Instructions for the task:
Only the lines from the start of the data through the line with "minimum width=263pt, minimum" belong in the copy. Restate them word for word, minus the pictures.

Supplied information:
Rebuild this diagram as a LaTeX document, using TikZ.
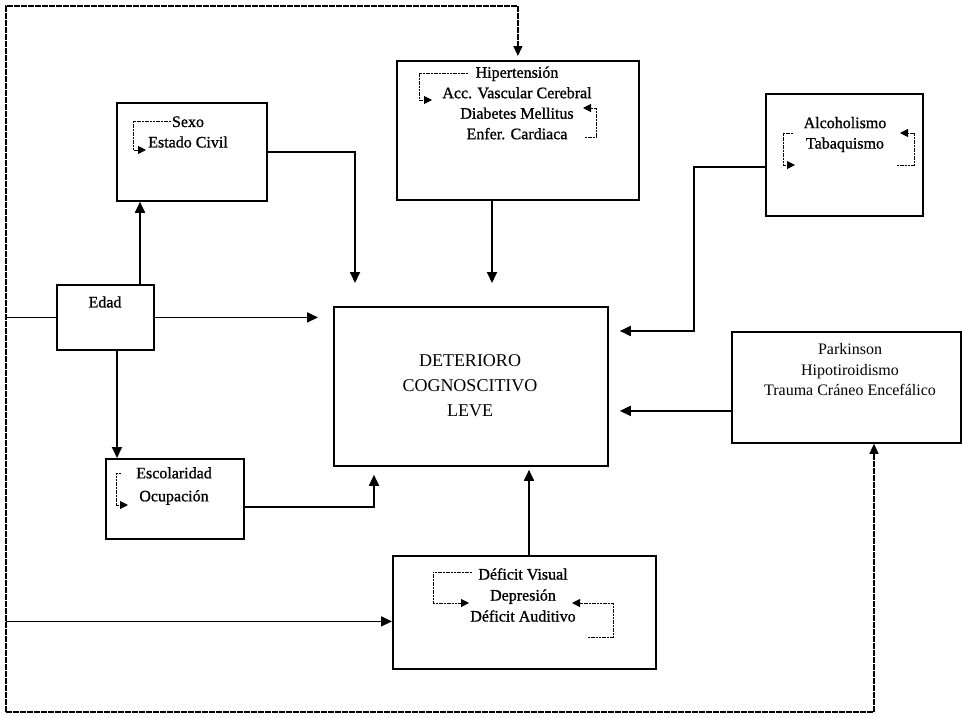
\documentclass[tikz,border=0pt]{standalone}
\usepackage{fontspec}
\setmainfont{Liberation Serif}
\newfontfamily\dkfont[FakeBold=1.0]{Liberation Serif}
\usetikzlibrary{arrows.meta}
\begin{document}
\begin{tikzpicture}[x=1pt,y=-1pt,
  box/.style={draw, line width=1.8pt, inner sep=0pt, anchor=north west},
  txt/.style={align=center, font=\fontsize{16}{20.5}\selectfont, inner sep=0pt},
  dtxt/.style={align=center, font=\dkfont\fontsize{16}{20.5}\selectfont, inner sep=0pt},
  conn/.style={line width=1.8pt, -{Triangle[length=11pt,width=10pt]}},
  plainline/.style={line width=1.8pt},
  loopline/.style={line width=1.3pt, dash pattern=on 6pt off 1pt},
  brk/.style={line width=1pt, dash pattern=on 2pt off 0.7pt, -{Triangle[length=8pt,width=8pt]}}]
\useasboundingbox[fill=white] (0,0) rectangle (962,718);

% boxes
\node[box, minimum width=150pt, minimum height=98pt]  (sexo) at (116,102) {};
\node[box, minimum width=242pt, minimum height=139pt] (hip)  at (396,60)  {};
\node[box, minimum width=157pt, minimum height=122pt] (alc)  at (765,93)  {};
\node[box, minimum width=97pt,  minimum height=65pt]  (edad) at (56,284)  {};
\node[box, minimum width=274pt, minimum height=159pt] (dcl)  at (333,306) {};
\node[box, minimum width=229pt, minimum height=111pt] (park) at (731,331) {};
\node[box, minimum width=138pt, minimum height=80pt]  (esc)  at (105,458) {};
\node[box, minimum width=263pt, minimum height=113pt] (def)  at (392,555) {};

% texts
\node[dtxt] (sexot) at (188,132) {Sexo\\Estado Civil};
\node[dtxt] (hipt) at (517,103) {Hipertensión\\Acc. Vascular Cerebral\\Diabetes Mellitus\\Enfer. Cardiaca};
\node[dtxt] (alct) at (845,134.5) {Alcoholismo\\Tabaquismo};
\node[dtxt] (edadt) at (105,302) {Edad};
\node[txt, font=\fontsize{18}{25}\selectfont] (dclt) at (470,386) {DETERIORO\\COGNOSCITIVO\\LEVE};
\node[txt] (parkt) at (850,370) {Parkinson\\Hipotiroidismo\\Trauma Cráneo Encefálico};
\node[dtxt, font=\dkfont\fontsize{16}{23}\selectfont] (esct) at (174,486) {Escolaridad\\Ocupación};
\node[dtxt, font=\dkfont\fontsize{16}{21}\selectfont] (deft) at (523,595) {Déficit Visual\\Depresión\\Déficit Auditivo};

% helper coordinates
\coordinate (hipout) at ([xshift=96pt]hip.south west);
\coordinate (sexoin) at ([xshift=22pt]dcl.north west);
\coordinate (alcout) at ([yshift=-12pt]alc.west);
\coordinate (alcin) at ([yshift=-25pt]dcl.north east);
\coordinate (parkout) at ([yshift=-23.5pt]park.west);
\coordinate (escout) at ([yshift=-8pt]esc.east);
\coordinate (escin) at ([xshift=41pt]dcl.south west);
\coordinate (defout) at ([xshift=137pt]def.north west);
\coordinate (edadup) at ([xshift=84pt]edad.north west);
\coordinate (edaddn) at ([xshift=61pt]edad.south west);
\coordinate (defin) at ([yshift=-9pt]def.west);
\coordinate (tl) at (6,6);
\coordinate (bl) at (6,712);
\coordinate (br) at (874,712);

% connectors to DCL
\draw[conn, shorten >=15pt] (edad.east) -- (edad.east -| dcl.west);
\draw[conn, shorten >=23pt] (sexo.east) -| (sexoin);
\draw[conn, shorten >=23pt] (hipout) -- (hipout |- dcl.north);
\draw[conn, shorten >=11pt] (alcout) -- ++(-71,0) |- (alcin);
\draw[conn, shorten >=11pt] (parkout) -- (parkout -| dcl.east);
\draw[conn, shorten >=8pt] (escout) -| (escin);
\draw[conn, shorten >=3pt] (defout) -- (defout |- dcl.south);
\draw[conn] (edadup) -- (edadup |- sexo.south);
\draw[conn] (edaddn) -- (edaddn |- esc.north);

% outer loop
\draw[loopline, -{Triangle[length=10pt,width=9pt]}, shorten >=4pt] (bl) -- (tl) -- (tl -| hip.north) -- (hip.north);
\draw[loopline, -{Triangle[length=10pt,width=9pt]}] (bl) -- (br) -- (br |- park.south);
\draw[plainline] (tl |- edad.west) -- (edad.west);
\draw[conn] (defin -| tl) -- (defin);

% inner brackets
\draw[brk] (171,121) -- (133,121) -- (133,150) -- (146,150);
\draw[brk] (468,73) -- (419,73) -- (419,100) -- (432,100);
\draw[brk] (585,137) -- (596,137) -- (596,108) -- (583,108);
\draw[brk] (793,133) -- (783,133) -- (783,165) -- (795,165);
\draw[brk] (897,165) -- (914,165) -- (914,133) -- (900,133);
\draw[brk] (121,473) -- (116,473) -- (116,505) -- (128,505);
\draw[brk] (472,572) -- (433,572) -- (433,603) -- (469,603);
\draw[brk] (588,637) -- (613,637) -- (613,603) -- (572,603);
\end{tikzpicture}
\end{document}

In response:
Rebuild this diagram as a LaTeX document, using TikZ.
\documentclass[tikz,border=0pt]{standalone}
\usepackage{fontspec}
\setmainfont{Liberation Serif}
\newfontfamily\dkfont[FakeBold=1.0]{Liberation Serif}
\usetikzlibrary{arrows.meta}
\begin{document}
\begin{tikzpicture}[x=1pt,y=-1pt,
  box/.style={draw, line width=1.8pt, inner sep=0pt, anchor=north west},
  txt/.style={align=center, font=\fontsize{16}{20.5}\selectfont, inner sep=0pt},
  dtxt/.style={align=center, font=\dkfont\fontsize{16}{20.5}\selectfont, inner sep=0pt},
  conn/.style={line width=1.8pt, -{Triangle[length=11pt,width=10pt]}},
  plainline/.style={line width=1.8pt},
  loopline/.style={line width=1.3pt, dash pattern=on 6pt off 1pt},
  brk/.style={line width=1pt, dash pattern=on 2pt off 0.7pt, -{Triangle[length=8pt,width=8pt]}}]
\useasboundingbox[fill=white] (0,0) rectangle (962,718);

% boxes
\node[box, minimum width=150pt, minimum height=98pt]  (sexo) at (116,102) {};
\node[box, minimum width=242pt, minimum height=139pt] (hip)  at (396,60)  {};
\node[box, minimum width=157pt, minimum height=122pt] (alc)  at (765,93)  {};
\node[box, minimum width=97pt,  minimum height=65pt]  (edad) at (56,284)  {};
\node[box, minimum width=274pt, minimum height=159pt] (dcl)  at (333,306) {};
\node[box, minimum width=229pt, minimum height=111pt] (park) at (731,331) {};
\node[box, minimum width=138pt, minimum height=80pt]  (esc)  at (105,458) {};
\node[box, minimum width=263pt, minimum height=113pt] (def)  at (392,555) {};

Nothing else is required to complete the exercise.